The regular expression used for matching ISBNs (`ISBN_REGEX` in [`lib.sh`](lib.sh)) is purposefully a bit broad, to catch as many potential ISBNs as possible. To reduce false positives, all matched numbers are verified for correct ISBN [check digits](https://en.wikipedia.org/wiki/International_Standard_Book_Number#Check_digits). Additionally, by default all matched numbers that pass the checks are filtered with the `ISBN_BLACKLIST_REGEX` regular expression. That way technically valid but probably wrong ISBNs like `0123456789`, `0000000000`, `1111111111`, etc. are discarded.

# Limitations

- Automatic organization can be slow - all the scripts are synchronous and single-threaded and metadata lookup by ISBN is not done concurrently. This is intentional so that the execution can be easily traced and so that the online services are not hammered by requests.
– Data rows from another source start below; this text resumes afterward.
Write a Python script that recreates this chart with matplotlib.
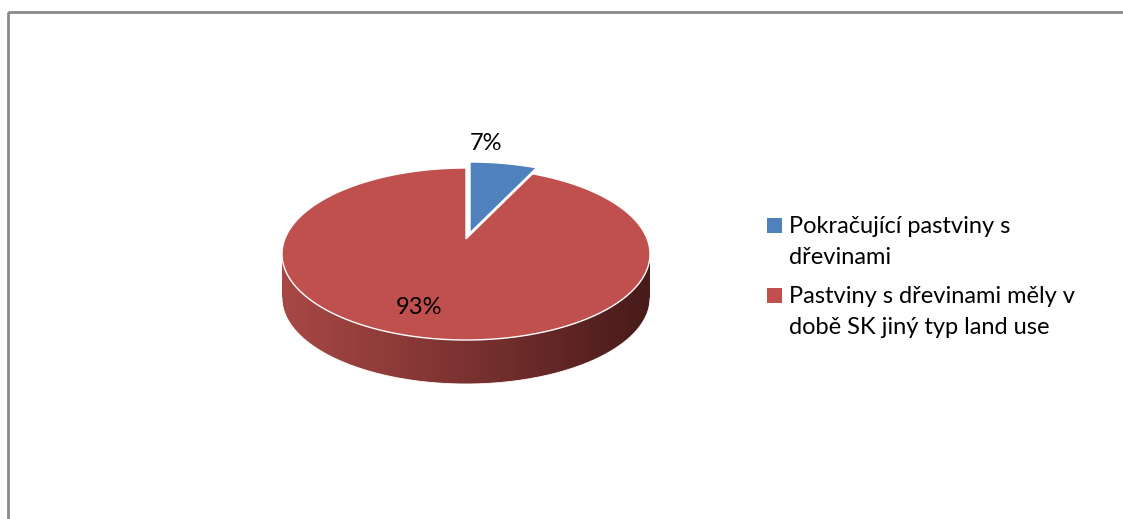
import numpy as np
import matplotlib.pyplot as plt
from matplotlib.patches import Polygon, Rectangle

# podíly ploch (%)
kategorie = ["Pokračující pastviny s\ndřevinami",
             "Pastviny s dřevinami měly v\ndobě SK jiný typ land use"]
podily = [7, 93]
barvy = ["#4F81BD", "#C0504D"]

plt.rcParams['font.family'] = ['Lato', 'DejaVu Sans']

W, H = 1123, 519
fig = plt.figure(figsize=(W / 100, H / 100), dpi=100)
ax = fig.add_axes([0, 0, 1, 1])
ax.set_xlim(0, W)
ax.set_ylim(H, 0)
ax.axis('off')

# ramecek grafu
ax.add_patch(Rectangle((8, 12), W + 20, H + 20, fill=False, ec="#8a8a8a", lw=2))

# 3D kolac s perspektivou: kruh v rovine, kamera sklonena, vzdalenost D
D, sphi, cphi = 5.0, 0.47, 0.88
levy, pravy, horni_y, dolni_y = 282, 650, 168, 340
hloubka = 44


def raw(t):
    t = np.radians(t)
    d = D + np.sin(t) * cphi
    return np.cos(t) / d, np.sin(t) * sphi / d


tt_all = np.linspace(0, 360, 3601)
rx, ry = raw(tt_all)
sx = (pravy - levy) / (rx.max() - rx.min())
sy = (dolni_y - horni_y) / (ry.max() - ry.min())
ox = levy - rx.min() * sx
oy = horni_y + ry.max() * sy
t_left = tt_all[np.argmin(rx)]
t_right = tt_all[np.argmax(rx)]


def bod(t, dz=0.0):
    x, y = raw(np.asarray(t, dtype=float))
    return ox + x * sx, oy - y * sy + dz


# bocni stena - viditelna cast patri cervene vyseci
t = np.linspace(t_left, t_right + 360 if t_right < t_left else t_right, 300)
horni = np.column_stack(bod(t))
dolni = np.column_stack(bod(t[::-1], hloubka))
bok = Polygon(np.vstack([horni, dolni]), closed=True, fc="none", ec="none")
ax.add_patch(bok)
stops = np.array([[168, 72, 70], [118, 48, 46], [72, 26, 26]]) / 255
xs = np.linspace(0, 1, 300)
grad = np.column_stack([np.interp(xs, [0, 0.55, 1], stops[:, k]) for k in range(3)])
img = ax.imshow(grad[np.newaxis, :, :], extent=[levy, pravy, dolni_y + hloubka + 2, horni_y],
                aspect='auto', zorder=1)
img.set_clip_path(bok)
ax.plot(*bod(t, hloubka), color="white", lw=0.6, zorder=2)

# horni plochy vysecí
posun = [(4, -6), (0, 0)]
start = 90.0
for p, c, (dx, dy) in zip(podily, barvy, posun):
    konec = start - 360 * p / 100
    tt = np.linspace(start, konec, max(int(abs(konec - start)), 2) * 2)
    xa, ya = bod(tt)
    xy = np.vstack([[ox, oy], np.column_stack([xa, ya])]) + [dx, dy]
    ax.add_patch(Polygon(xy, closed=True, fc=c, ec="white", lw=1, zorder=3))
    start = konec

# popisky hodnot
pozice = [(486, 143), (419, 308)]
for p, (x, y) in zip(podily, pozice):
    ax.text(x, y, f"{p}%", fontsize=17, ha="center", va="center", color="black", zorder=5)

# legenda
leg_y = [233, 303]
for nazev, c, y in zip(kategorie, barvy, leg_y):
    ax.add_patch(Rectangle((767, y - 15), 15, 15, fc=c, ec="none"))
    for i, radek in enumerate(nazev.split("\n")):
        ax.text(789, y + i * 31, radek, fontsize=17, ha="left", va="baseline")

fig.savefig("out.png", dpi=100)
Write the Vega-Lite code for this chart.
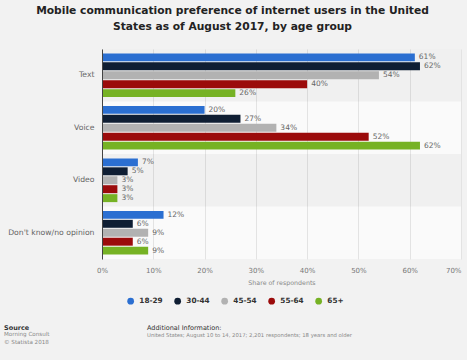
{
  "$schema": "https://vega.github.io/schema/vega-lite/v6.json",
  "background": "#f2f2f2",
  "padding": {"left": 4, "top": 5, "right": 6, "bottom": 4},
  "title": {
    "text": ["Mobile communication preference of internet users in the United", "States as of August 2017, by age group"],
    "anchor": "middle",
    "frame": "bounds",
    "font": "DejaVu Sans",
    "fontSize": 10.7,
    "fontWeight": "bold",
    "color": "#222222",
    "lineHeight": 16,
    "offset": 16
  },
  "datasets": {
    "survey": [
      {"category": "Text", "age": "18-29", "share": 0.61},
      {"category": "Text", "age": "30-44", "share": 0.62},
      {"category": "Text", "age": "45-54", "share": 0.54},
      {"category": "Text", "age": "55-64", "share": 0.40},
      {"category": "Text", "age": "65+", "share": 0.26},
      {"category": "Voice", "age": "18-29", "share": 0.20},
      {"category": "Voice", "age": "30-44", "share": 0.27},
      {"category": "Voice", "age": "45-54", "share": 0.34},
      {"category": "Voice", "age": "55-64", "share": 0.52},
      {"category": "Voice", "age": "65+", "share": 0.62},
      {"category": "Video", "age": "18-29", "share": 0.07},
      {"category": "Video", "age": "30-44", "share": 0.05},
      {"category": "Video", "age": "45-54", "share": 0.03},
      {"category": "Video", "age": "55-64", "share": 0.03},
      {"category": "Video", "age": "65+", "share": 0.03},
      {"category": "Don't know/no opinion", "age": "18-29", "share": 0.12},
      {"category": "Don't know/no opinion", "age": "30-44", "share": 0.06},
      {"category": "Don't know/no opinion", "age": "45-54", "share": 0.09},
      {"category": "Don't know/no opinion", "age": "55-64", "share": 0.06},
      {"category": "Don't know/no opinion", "age": "65+", "share": 0.09}
    ]
  },
  "spacing": 38,
  "vconcat": [
    {
      "width": 359,
      "height": 210,
      "data": {"name": "survey"},
      "view": {"fill": "#fafafa", "stroke": null},
      "encoding": {
        "y": {
          "field": "category",
          "type": "nominal",
          "sort": ["Text", "Voice", "Video", "Don't know/no opinion"],
          "scale": {"paddingInner": 0, "paddingOuter": 0},
          "axis": {
            "title": null,
            "ticks": false,
            "domain": true,
            "domainColor": "#444444",
            "domainWidth": 1,
            "grid": false,
            "labelFont": "DejaVu Sans",
            "labelFontSize": 7.7,
            "labelColor": "#666666",
            "labelPadding": 8
          }
        }
      },
      "layer": [
        {
          "transform": [{"filter": "(datum.category == 'Text' || datum.category == 'Video') && datum.age == '18-29'"}],
          "mark": {"type": "rect", "fill": "#000000", "fillOpacity": 0.04}
        },
        {
          "mark": {"type": "bar"},
          "encoding": {
            "x": {
              "field": "share",
              "type": "quantitative",
              "scale": {"domain": [0, 0.7]},
              "axis": {
                "title": "Share of respondents",
                "values": [0, 0.1, 0.2, 0.3, 0.4, 0.5, 0.6, 0.7],
                "format": ".0%",
                "grid": true,
                "gridColor": "#e3e3e3",
                "domain": false,
                "ticks": false,
                "labelFont": "DejaVu Sans",
                "labelFontSize": 7,
                "labelColor": "#777777",
                "labelPadding": 7,
                "labelAlign": {"condition": {"test": "datum.value >= 0.69", "value": "right"}, "value": "center"},
                "titleFont": "DejaVu Sans",
                "titleFontSize": 6.3,
                "titleFontWeight": "normal",
                "titleColor": "#888888",
                "titlePadding": 6
              }
            },
            "yOffset": {
              "field": "age",
              "type": "nominal",
              "sort": ["18-29", "30-44", "45-54", "55-64", "65+"],
              "scale": {"paddingInner": 0.11, "paddingOuter": 0.49}
            },
            "color": {
              "field": "age",
              "type": "nominal",
              "scale": {
                "domain": ["18-29", "30-44", "45-54", "55-64", "65+"],
                "range": ["#2b6fd1", "#0f1e33", "#b2b2b2", "#9b0b0b", "#76b224"]
              },
              "legend": {
                "title": null,
                "orient": "none",
                "direction": "horizontal",
                "legendX": 25,
                "legendY": 248,
                "symbolType": "circle",
                "symbolSize": 45,
                "symbolStrokeWidth": 0,
                "labelFont": "DejaVu Sans",
                "labelFontSize": 7.3,
                "labelFontWeight": "bold",
                "labelColor": "#333333",
                "labelOffset": 5,
                "columnPadding": 11
              }
            }
          }
        },
        {
          "mark": {"type": "text", "align": "left", "baseline": "middle", "dx": 4, "font": "DejaVu Sans", "fontSize": 7.5, "color": "#666666"},
          "encoding": {
            "x": {"field": "share", "type": "quantitative"},
            "yOffset": {"field": "age", "type": "nominal", "sort": ["18-29", "30-44", "45-54", "55-64", "65+"]},
            "text": {"field": "share", "type": "quantitative", "format": ".0%"}
          }
        }
      ]
    },
    {
      "spacing": 44,
      "hconcat": [
        {
          "width": 1,
          "height": 1,
          "view": {"stroke": null},
          "title": {
            "text": "Source",
            "subtitle": ["Morning Consult", "© Statista 2018"],
            "anchor": "start",
            "dx": -98,
            "offset": 0,
            "font": "DejaVu Sans",
            "fontSize": 6.5,
            "fontWeight": "bold",
            "color": "#333333",
            "subtitleFont": "DejaVu Sans",
            "subtitleFontSize": 5.6,
            "subtitleColor": "#888888",
            "subtitleLineHeight": 7.6,
            "subtitlePadding": 1
          },
          "data": {"values": [{"blank": ""}]},
          "mark": {"type": "text"},
          "encoding": {"text": {"field": "blank", "type": "nominal"}}
        },
        {
          "width": 1,
          "height": 1,
          "view": {"stroke": null},
          "title": {
            "text": "Additional Information:",
            "subtitle": ["United States; August 10 to 14, 2017; 2,201 respondents; 18 years and older", " "],
            "anchor": "start",
            "offset": 0,
            "font": "DejaVu Sans",
            "fontSize": 6.5,
            "fontWeight": "normal",
            "color": "#333333",
            "subtitleFont": "DejaVu Sans",
            "subtitleFontSize": 5.3,
            "subtitleColor": "#888888",
            "subtitleLineHeight": 7.6,
            "subtitlePadding": 1
          },
          "data": {"values": [{"blank": ""}]},
          "mark": {"type": "text"},
          "encoding": {"text": {"field": "blank", "type": "nominal"}}
        }
      ]
    }
  ]
}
If you want to optimize the performance, run multiple copies of the script **on different folders**.

- The default setting for `ISBN_METADATA_FETCH_ORDER` includes two non-standard metadata sources: Goodreads and WorldCat xISBN. For best results, install the plugins ([1](https://www.mobileread.com/forums/showthread.php?t=130638), [2](https://github.com/na--/calibre-worldcat-xisbn-metadata-plugin)) for them in calibre and fine-tune the settings for metadata sources in the calibre GUI.

# Roadmap

- Add hooks for different actions, for example the ability to call an external script for organizing an ebook instead of directly renaming/symlinking it.
- Add options for modifying different metadata fields before renaming the files.
- Add an option to specify the input filename format for more precise non-ISBN metadata extraction.
- Expand tests - cover all functions and add some whole script tests.
- Add an Arch Linux AUR package.
- Improve the docker image so there are no permission problems on mounted folders and no user with hardcoded UID 1000 (maybe like [this](https://denibertovic.com/posts/handling-permissions-with-docker-volumes/)).
- Or just maybe rewrite everything in a more portable (or at least saner) language than bash...

# Security and safety

Please keep in mind that this is beta-quality software. To avoid data loss, make sure that you have a backup of any files you want to organize. You may also want to run the scripts with the `--dry-run` or `--symlink-only` option the first time to make sure that they would do what you expect them to do.

Also keep in mind that these shell scripts parse and extract complex arbitrary media and archive files and pass them to other external programs written in memory-unsafe languages. This is not very safe and specially-crafted malicious ebook files can probably compromise your system when you use these scripts. If you are cautious and want to organize untrusted or unknown ebook files, use something like [QubesOS](https://www.qubes-os.org/) or at least do it in a separate VM/jail/container/etc.

# License

These scripts are licensed under the GNU General Public License v3.0. For more details see the `LICENSE` file in the repository.